■ **DATASET EXTRACT**
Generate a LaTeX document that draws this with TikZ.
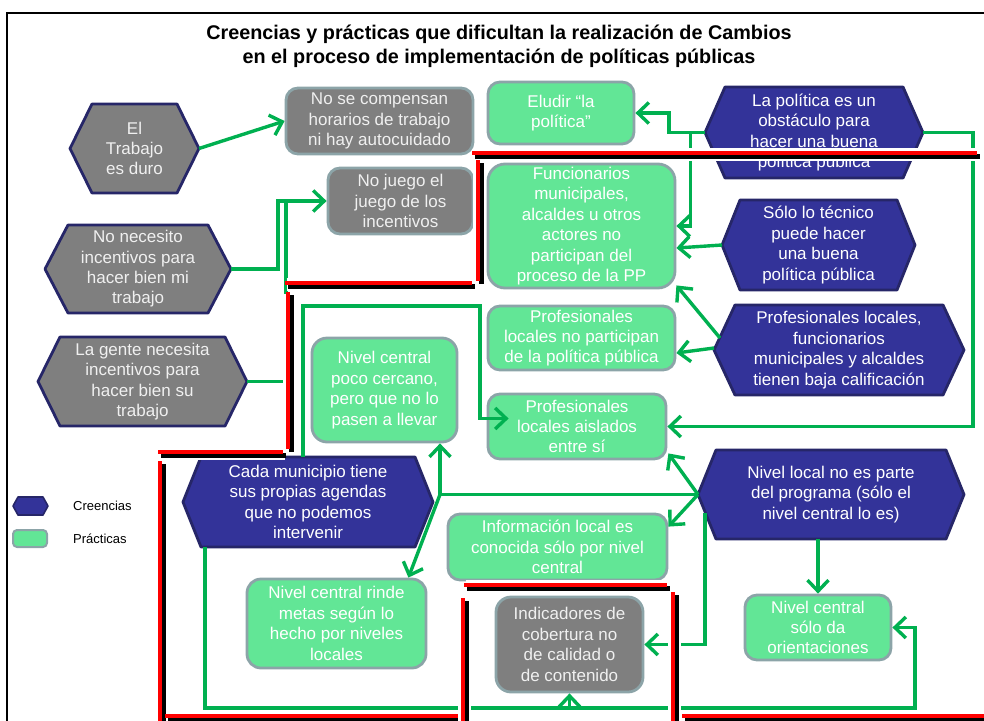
\documentclass[tikz,border=0pt]{standalone}
\usepackage{fontspec}
\setmainfont{Liberation Sans}
\usetikzlibrary{arrows.meta,backgrounds,calc}

\definecolor{navyfill}{RGB}{51,51,153}
\definecolor{navyline}{RGB}{38,38,104}
\definecolor{grayfill}{RGB}{127,127,127}
\definecolor{boxline}{RGB}{140,164,168}
\definecolor{practfill}{RGB}{98,230,150}
\definecolor{linkgreen}{RGB}{0,176,80}

% hexagon drawn behind a label node: points at west/east, corners inset by #2
\newcommand\hexfill[3]{%
  \begin{scope}[on background layer]
    \path[#3] (#1.west) -- ([xshift=#2]#1.north west) -- ([xshift=-#2]#1.north east)
      -- (#1.east) -- ([xshift=-#2]#1.south east) -- ([xshift=#2]#1.south west) -- cycle;
  \end{scope}}

% red barrier with a black shadow and a white halo
\newcommand\barrier[2]{%
  \draw[white, line width=13pt] ($#1+(1.5,1.5)$) -- ($#2+(1.5,1.5)$);
  \draw[black, line width=5pt] ($#1+(3,3)$) -- ($#2+(3,3)$);
  \draw[red, line width=4.5pt] #1 -- #2;}

\begin{document}
\begin{tikzpicture}[x=1pt,y=-1pt,
  every node/.style={font=\fontsize{17}{20.4}\selectfont, align=center, inner sep=0pt},
  rbox/.style={rounded corners=12pt, line width=2.8pt, draw=boxline, text=white},
  practica/.style={rbox, fill=practfill},
  grisbox/.style={rbox, fill=grayfill, text=white!94!black},
  hexlabel/.style={text=white, outer sep=0pt},
  grislabel/.style={text=white!94!black, outer sep=0pt},
  creencia/.style={fill=navyfill, draw=navyline, line width=2.8pt, line join=round},
  grishex/.style={fill=grayfill, draw=navyline, line width=2.8pt, line join=round},
  conn/.style={draw=linkgreen, line width=3.4pt, -{Straight Barb[length=11pt,width=21pt]}},
  link/.style={draw=linkgreen, line width=3.4pt},
]
\useasboundingbox (0,0) rectangle (984,720);
\clip (0,0) rectangle (984,720);
\draw[line width=2pt] (7,13) rectangle (1000,740);

% title
\node[font=\bfseries\fontsize{19.8}{24}\selectfont] (title) at (499,46)
  {Creencias y prácticas que dificultan la realización de Cambios\\en el proceso de implementación de políticas públicas};

% beliefs in gray (left)
\node[grislabel, minimum width=129pt, minimum height=89pt] (trab) at (134.5,148.5) {El\\Trabajo\\es duro};
\hexfill{trab}{22pt}{grishex}
\node[grislabel, minimum width=186pt, minimum height=88pt] (nonec) at (138,269) {No necesito\\incentivos para\\hacer bien mi\\trabajo};
\hexfill{nonec}{23pt}{grishex}
\node[grislabel, minimum width=209pt, minimum height=89pt] (gente) at (142.5,381.5) {La gente necesita\\incentivos para\\hacer bien su\\trabajo};
\hexfill{gente}{22pt}{grishex}

% beliefs in navy
\node[hexlabel, minimum width=218pt, minimum height=91pt] (polit) at (814,132.5) {La política es un\\obstáculo para\\hacer una buena\\política pública};
\hexfill{polit}{20pt}{creencia}
\node[hexlabel, minimum width=193pt, minimum height=90pt] (tecn) at (818.5,245) {Sólo lo técnico\\puede hacer\\una buena\\política pública};
\hexfill{tecn}{18pt}{creencia}
\node[hexlabel, minimum width=250pt, minimum height=90pt] (prof) at (839,350) {Profesionales locales,\\funcionarios\\municipales y alcaldes\\tienen baja calificación};
\hexfill{prof}{21pt}{creencia}
\node[hexlabel, minimum width=266pt, minimum height=89pt] (nloc) at (831,494.5) {Nivel local no es parte\\del programa (sólo el\\nivel central lo es)};
\hexfill{nloc}{18pt}{creencia}
\node[hexlabel, minimum width=250pt, minimum height=90pt] (cada) at (308,502) {Cada municipio tiene\\sus propias agendas\\que no podemos\\intervenir};
\hexfill{cada}{18pt}{creencia}

% practices in gray
\node[grisbox, minimum width=187pt, minimum height=66pt] (comp) at (379.5,121) {No se compensan\\horarios de trabajo\\ni hay autocuidado};
\node[grisbox, minimum width=145pt, minimum height=66pt] (juego) at (400.5,201) {No juego el\\juego de los\\incentivos};
\node[grisbox, rounded corners=15pt, minimum width=147pt, minimum height=95pt] (indic) at (569.5,644.5) {Indicadores de\\cobertura no\\de calidad o\\de contenido};

% practices in green
\node[practica, minimum width=146pt, minimum height=62pt] (elud) at (561,113) {Eludir “la\\política”};
\node[practica, rounded corners=17pt, minimum width=187pt, minimum height=124pt] (func) at (581.5,226) {Funcionarios\\municipales,\\alcaldes u otros\\actores no\\participan del\\proceso de la PP};
\node[practica, minimum width=187pt, minimum height=64pt] (pnp) at (581.5,338) {Profesionales\\locales no participan\\de la política pública};
\node[practica, minimum width=178pt, minimum height=65pt] (aisl) at (577,426.5) {Profesionales\\locales aislados\\entre sí};
\node[practica, rounded corners=15pt, minimum width=145pt, minimum height=104pt] (cerc) at (384.5,390) {Nivel central\\poco cercano,\\pero que no lo\\pasen a llevar};
\node[practica, minimum width=219pt, minimum height=66pt] (info) at (557.5,547) {Información local es\\conocida sólo por nivel\\central};
\node[practica, rounded corners=14pt, minimum width=179pt, minimum height=89pt] (rinde) at (336.5,623.5) {Nivel central rinde\\metas según lo\\hecho por niveles\\locales};
\node[practica, minimum width=146pt, minimum height=65pt] (orient) at (818,627.5) {Nivel central\\sólo da\\orientaciones};

% junction points of the connectors
\coordinate (jinc) at (286,201);
\coordinate (jloc) at (440,494.5);
\coordinate (jtop) at (480,306);
\coordinate (jbot) at (915,708);

% connectors
\draw[conn] (trab.east) -- (comp.west);
\draw[conn] (nonec.east) -- ++(47,0) |- (juego.west);
\draw[link] (gente.east) -| (jinc);
\draw[conn] (polit.west) -- ++(-36,0) |- (elud.east);
\draw[conn] (polit.west) -| ($(func.east)+(14,0)$) -- (func.east);
\draw[conn] (polit.east) -- ++(50,0) |- (aisl.east);
\draw[conn] (tecn.west) -- ($(func.east)+(0,22)$);
\draw[conn] ($(prof.west)+(6,-12)$) -- ($(func.south east)+(0,-4)$);
\draw[conn] ($(prof.west)+(0,-2)$) -- ($(pnp.east)+(0,15)$);
\draw[conn] (nloc.west) -- ($(aisl.south east)+(1,-7)$);
\draw[conn] (nloc.west) -- ($(info.north east)+(0,14)$);
\draw[link] (nloc.west) -- (jloc);
\draw[conn] (jloc) -- (jloc |- cerc.south);
\draw[conn] (jloc) -- ($(rinde.north east)+(-19,0)$);
\draw[conn] ($(nloc.west)+(7,18.5)$) |- (indic.east);
\draw[conn] (nloc.south -| orient.north) -- (orient.north);
\draw[conn] ($(cada.south west)+(22,0)$) |- (jbot) |- (orient.east);
\draw[conn] (indic.south |- jbot) -- (indic.south);
\draw[conn] ($(cada.north)+(-5,0)$) |- (jtop) |- ($(aisl.west)+(22,-8)$);

% barriers
\barrier{(472,153)}{(977,153)}
\barrier{(478,160)}{(478,281)}
\barrier{(285,283)}{(472,283)}
\barrier{(288,292)}{(288,449)}
\barrier{(158,452)}{(283,452)}
\barrier{(160,461)}{(160,730)}
\barrier{(165,716)}{(458,716)}
\barrier{(463,598)}{(463,730)}
\barrier{(464,585)}{(667,585)}
\barrier{(673,592)}{(673,730)}
\barrier{(682,716)}{(990,716)}

% legend
\node[minimum width=35pt, minimum height=18pt, outer sep=0pt] (leghex) at (30.5,506) {};
\hexfill{leghex}{5pt}{creencia, line width=1.6pt}
\node[anchor=west, font=\fontsize{13}{15}\selectfont] (legc) at (73,506) {Creencias};
\node[practica, rounded corners=4pt, line width=2pt, minimum width=34pt, minimum height=17pt] (legbox) at (30,538.5) {};
\node[anchor=west, font=\fontsize{13}{15}\selectfont] (legp) at (73,539) {Prácticas};
\end{tikzpicture}
\end{document}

■ **PROBLEM STATEMENT**
Each line containing the word "with" counts once; report the total alone.

■ **TASK SOLUTION**
2